Since the introduction of electronic clearance between banking services, the cost of “cheque clearing” has been reduced significantly. And, instead of passing on these savings to the customers, they began to charge a flat fee of 4.3cents per cheque to clear.

In the UK, this could well open up an old wound – which is clearing times for cheques. Whilst some banks will show cheques cleared the same day (because it is electronic and communicates daily) whilst others take anything from 3 to 5 days to do exactly the same job.

Personally, I have put this to test and walked in to a Lloyds TSB branch in my local town of Cheltenham, and requested a cheque be expressed. The member of staff told me that “by expressing a cheque does not actually clear it any faster.”

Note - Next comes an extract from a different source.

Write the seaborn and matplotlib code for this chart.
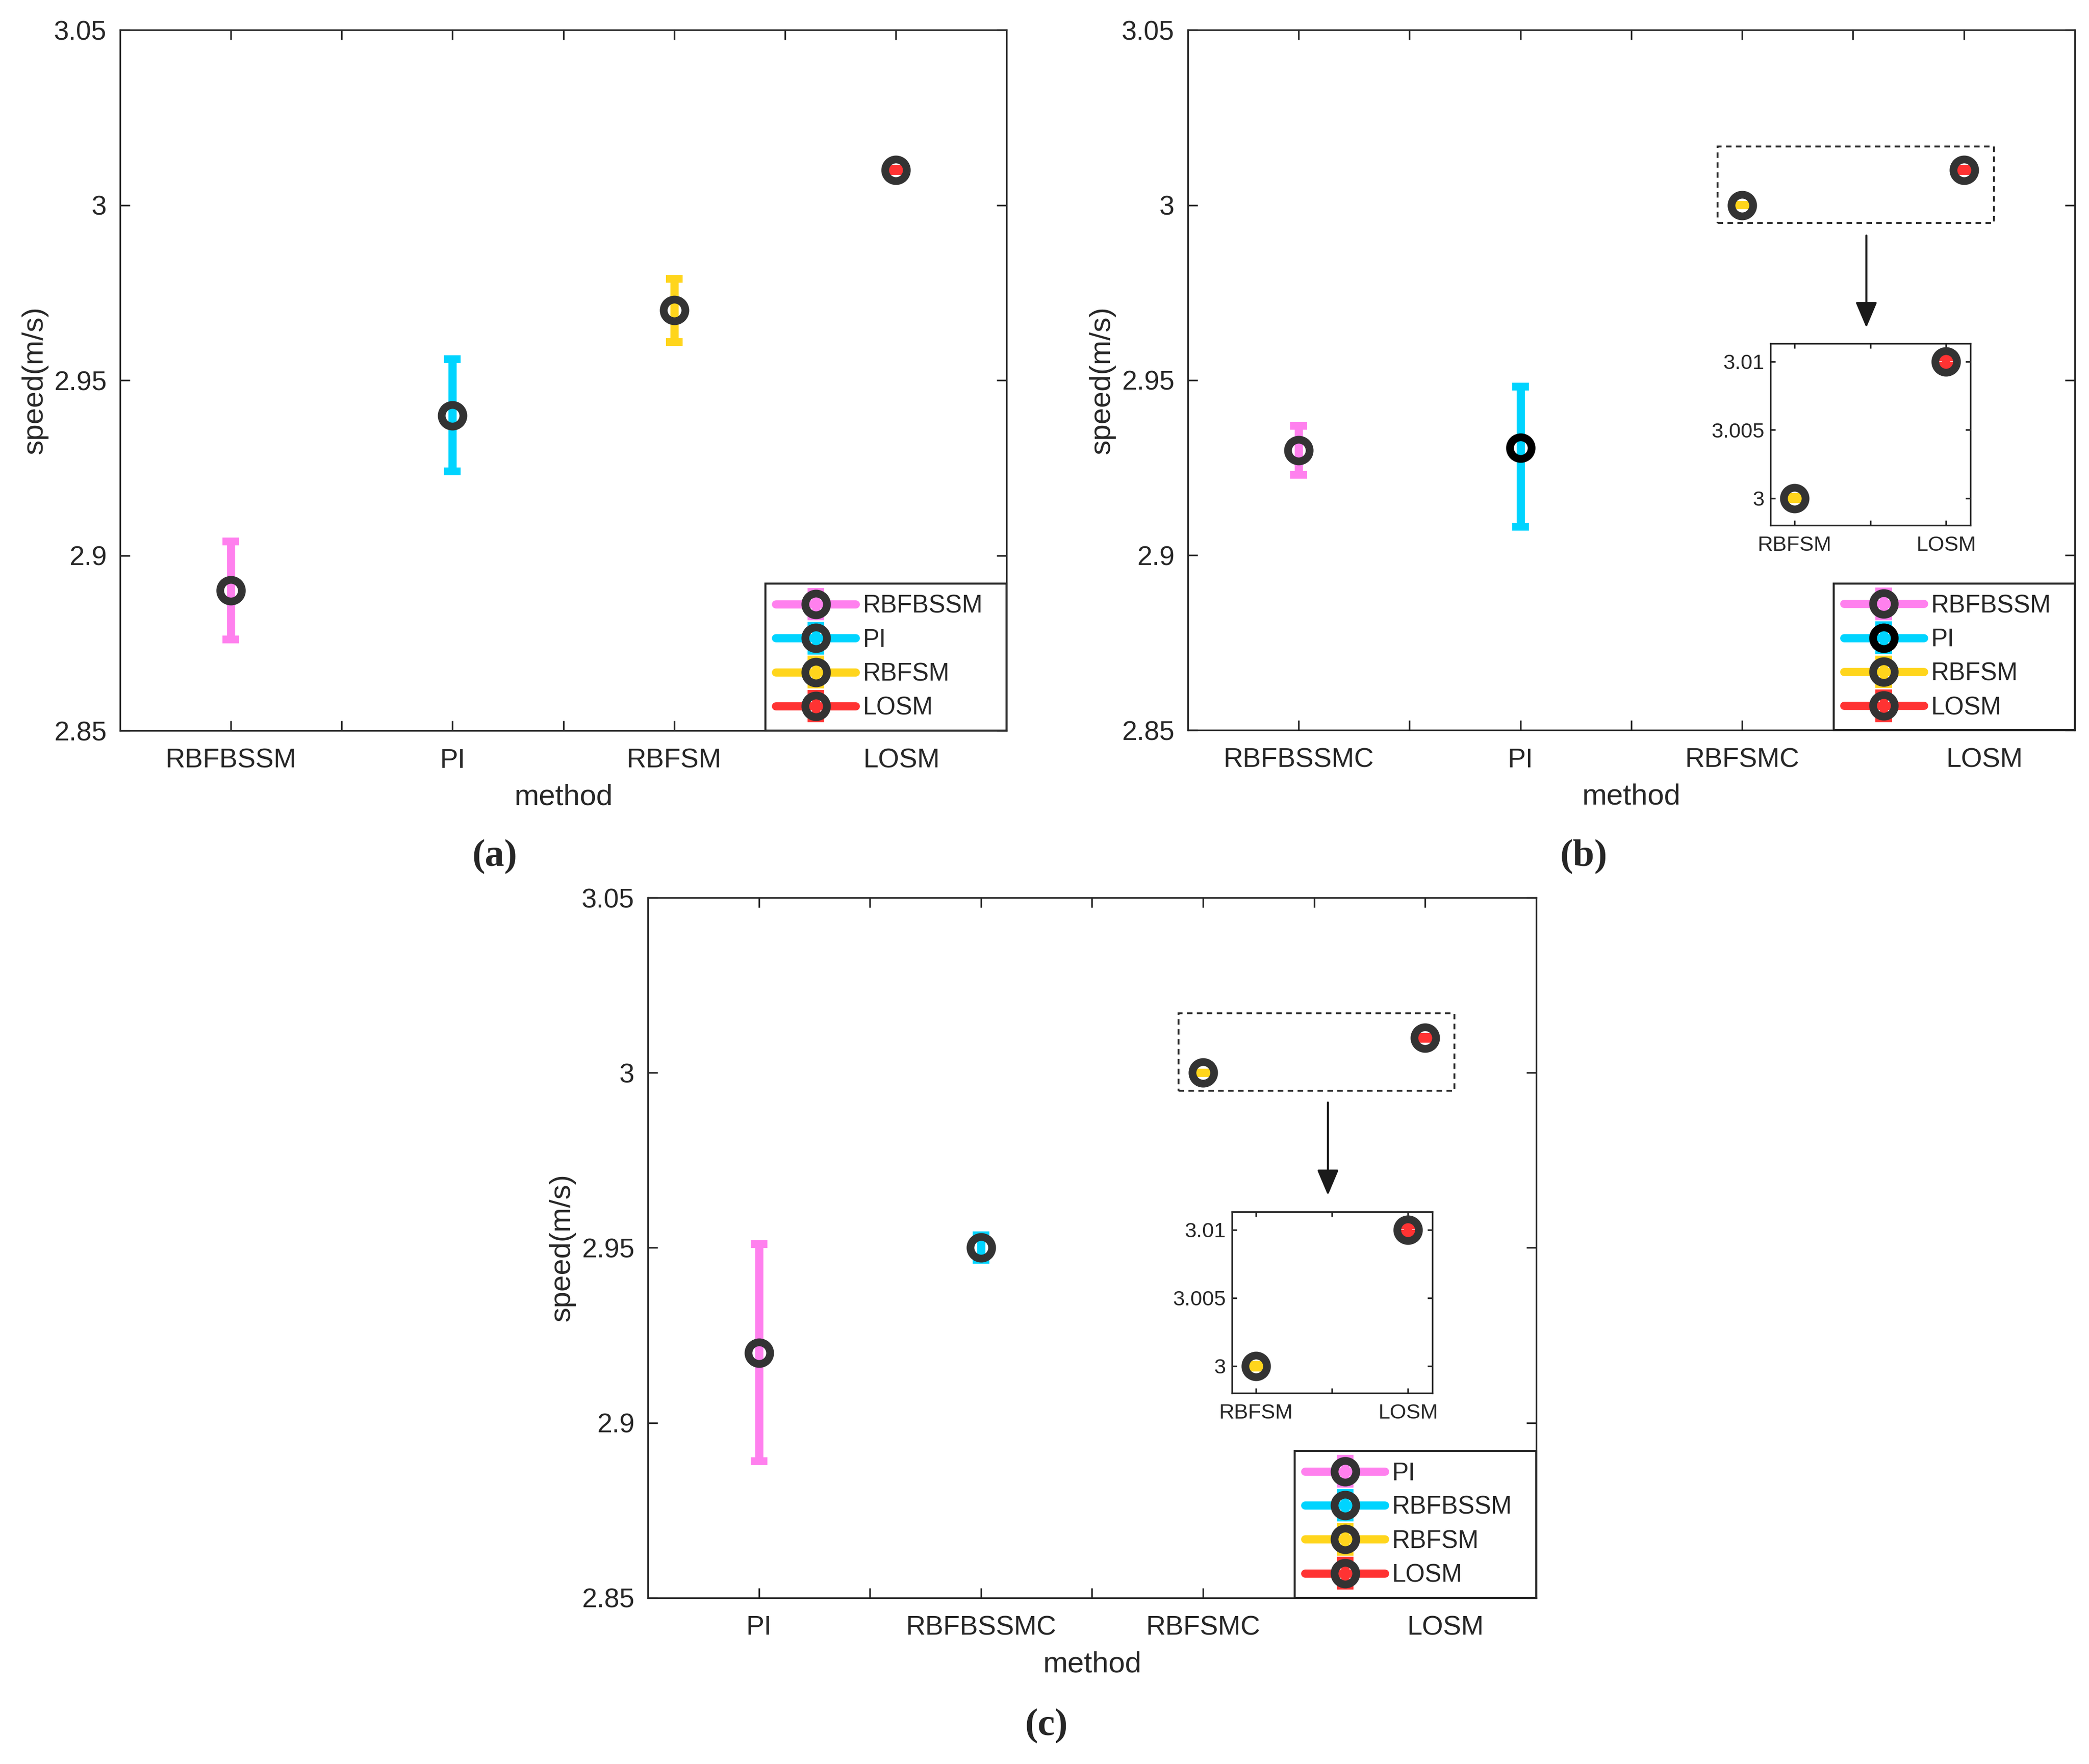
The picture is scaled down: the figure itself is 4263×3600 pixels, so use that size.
import numpy as np
import pandas as pd
import matplotlib
matplotlib.use('Agg')
import matplotlib.pyplot as plt
import matplotlib.patches as patches
import seaborn as sns

# ---- data ----
# panel (a)
methods_a = ['RBFBSSM', 'PI', 'RBFSM', 'LOSM']
speed_a = [2.89, 2.94, 2.97, 3.01]
err_lo_a = [0.014, 0.016, 0.009, 0.0003]
err_hi_a = [0.014, 0.016, 0.009, 0.0003]
legend_a = ['RBFBSSM', 'PI', 'RBFSM', 'LOSM']

# panel (b)
methods_b = ['RBFBSSMC', 'PI', 'RBFSMC', 'LOSM']
speed_b = [2.93, 2.9307, 3.0, 3.01]
err_lo_b = [0.007, 0.0225, 0.0001, 0.0003]
err_hi_b = [0.007, 0.0174, 0.0001, 0.0003]
legend_b = ['RBFBSSM', 'PI', 'RBFSM', 'LOSM']

# panel (c)
methods_c = ['PI', 'RBFBSSMC', 'RBFSMC', 'LOSM']
speed_c = [2.92, 2.95, 3.0, 3.01]
err_lo_c = [0.031, 0.0035, 0.0001, 0.0003]
err_hi_c = [0.031, 0.0035, 0.0001, 0.0003]
legend_c = ['PI', 'RBFBSSM', 'RBFSM', 'LOSM']

inset_labels = ['RBFSM', 'LOSM']

y_ticks = [2.85, 2.9, 2.95, 3.0, 3.05]
y_ticklabels = ['2.85', '2.9', '2.95', '3', '3.05']
inset_yticks = [3.0, 3.005, 3.01]
inset_yticklabels = ['3', '3.005', '3.01']

colors = ['#FF80EE', '#00D4FF', '#FFD51C', '#FF3333']
ring = '#333333'

sns.set_theme(style='ticks')
plt.rcParams['font.family'] = ['Liberation Sans', 'DejaVu Sans']
plt.rcParams['axes.edgecolor'] = '#262626'
plt.rcParams['axes.linewidth'] = 0.8

fig = plt.figure(figsize=(4263 / 300, 3600 / 300), dpi=300)


def style_axes(ax, lsize, xpad, ypad, tlen):
    ax.tick_params(direction='in', length=tlen, width=0.8, top=True, right=True,
                   colors='#262626', labelcolor='#262626', labelsize=lsize)
    ax.tick_params(axis='x', pad=xpad)
    ax.tick_params(axis='y', pad=ypad)
    for s in ax.spines.values():
        s.set_visible(True)
        s.set_color('#262626')


def draw_points(ax, xs, ys, lo, hi, cols, labels, edges):
    for i in range(len(xs)):
        ax.errorbar([xs[i]], [ys[i]], yerr=[[lo[i]], [hi[i]]], fmt='-o',
                    color=cols[i], lw=4, elinewidth=4, capsize=4, capthick=4,
                    ms=10.6, mew=3.8, mfc='none', mec=edges[i],
                    label=labels[i] if labels else None, zorder=3)


def draw_panel(rect, methods, speeds, lo, hi, leg, losm_off, edges,
               inset_rect=None, box=None, arrow=None):
    ax = fig.add_axes(rect)
    xs = [0.5, 1.5, 2.5, 3.5]
    draw_points(ax, xs, speeds, lo, hi, colors, leg, edges)
    ax.set_xlim(0, 4)
    ax.set_ylim(2.85, 3.05)
    ax.set_xticks([0.5, 1.0, 1.5, 2.0, 2.5, 3.0, 3.5])
    ax.set_xticklabels([methods[0], '', methods[1], '', methods[2], '', ''])
    ax.set_yticks(y_ticks)
    ax.set_yticklabels(y_ticklabels)
    style_axes(ax, 13.3, 8.5, 6.5, 4.9)
    ax.annotate(methods[3], xy=(3.5 + losm_off, 0), xycoords=('data', 'axes fraction'),
                xytext=(0, -8.5), textcoords='offset points', ha='center', va='top',
                fontsize=13.3, color='#262626')
    ax.set_xlabel('method', fontsize=14.5, labelpad=5, color='#262626')
    ax.set_ylabel('speed(m/s)', fontsize=14.5, labelpad=3, color='#262626')
    lg = ax.legend(loc='lower right', bbox_to_anchor=(0.728, 0, 0.272, 0.2),
                   mode='expand', borderaxespad=0, fancybox=False, framealpha=1,
                   edgecolor='#262626', fontsize=12.2, handlelength=3.2,
                   labelspacing=0.4, borderpad=0.42, handletextpad=0.3)
    lg.get_frame().set_linewidth(1.0)

    if box is not None:
        x0, y0, x1, y1 = box
        ax.add_patch(patches.Rectangle((x0, y0), x1 - x0, y1 - y0, fill=False,
                                       ec='#262626', lw=0.9, ls=(0, (3, 2.4)), zorder=2))
    if arrow is not None:
        ax_x, ay0, ay1 = arrow
        ax.annotate('', xy=(ax_x, ay1), xytext=(ax_x, ay0),
                    arrowprops=dict(arrowstyle='-|>,head_length=0.9,head_width=0.38',
                                    lw=1.0, color='k', shrinkA=0, shrinkB=0))
    if inset_rect is not None:
        ins = fig.add_axes(inset_rect)
        draw_points(ins, xs[2:], speeds[2:], lo[2:], hi[2:], colors[2:], None, edges[2:])
        ins.set_xlim(2.342, 3.66)
        ins.set_ylim(2.99802, 3.01132)
        ins.set_xticks([2.5, 3.0, 3.5])
        ins.set_xticklabels([inset_labels[0], '', inset_labels[1]])
        ins.set_yticks(inset_yticks)
        ins.set_yticklabels(inset_yticklabels)
        style_axes(ins, 10.4, 5, 3, 2.5)
    return ax


ax_a = draw_panel([0.0575, 0.5858, 0.4243, 0.3972], methods_a, speed_a, err_lo_a, err_hi_a,
                  legend_a, 0.027, [ring] * 4)
ax_b = draw_panel([0.5686, 0.5860, 0.4246, 0.3970], methods_b, speed_b, err_lo_b, err_hi_b,
                  legend_b, 0.093, [ring, '#000000', ring, ring],
                  inset_rect=[0.8475, 0.7023, 0.0957, 0.1030],
                  box=(2.388, 2.9949, 3.636, 3.0167), arrow=(3.060, 2.9913, 2.965))
ax_c = draw_panel([0.3101, 0.0942, 0.4253, 0.3969], methods_c, speed_c, err_lo_c, err_hi_c,
                  legend_c, 0.091, [ring] * 4,
                  inset_rect=[0.5897, 0.2103, 0.0960, 0.1028],
                  box=(2.390, 2.9949, 3.631, 3.0170), arrow=(3.062, 2.9915, 2.965))

for txt, x, y in [('(a)', 0.2368, 0.5142), ('(b)', 0.758, 0.5142), ('(c)', 0.501, 0.0214)]:
    fig.text(x, y, txt, ha='center', va='center', fontsize=19, fontweight='bold',
             family=['Liberation Serif', 'DejaVu Serif'])

fig.savefig('out.png', dpi=300)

On a seperate ooccassion, I tried the same theory with a puppy look on my face saying that I needed the funds ceared to instruct payments from my account the same day. Within miniutes and, at a click of the button, I was told that the “cheque was clear.”

So, if it is that easy, why doesn’t it happen like that as standard?

Oh of course, it would mean that the banking system would probably lose millions in the process, and we would get ‘our’ money into ‘our’ accounts faster, leaving the bank without the 3 days play time to make money on stocks and shares… and we wouldn’t want that, would we?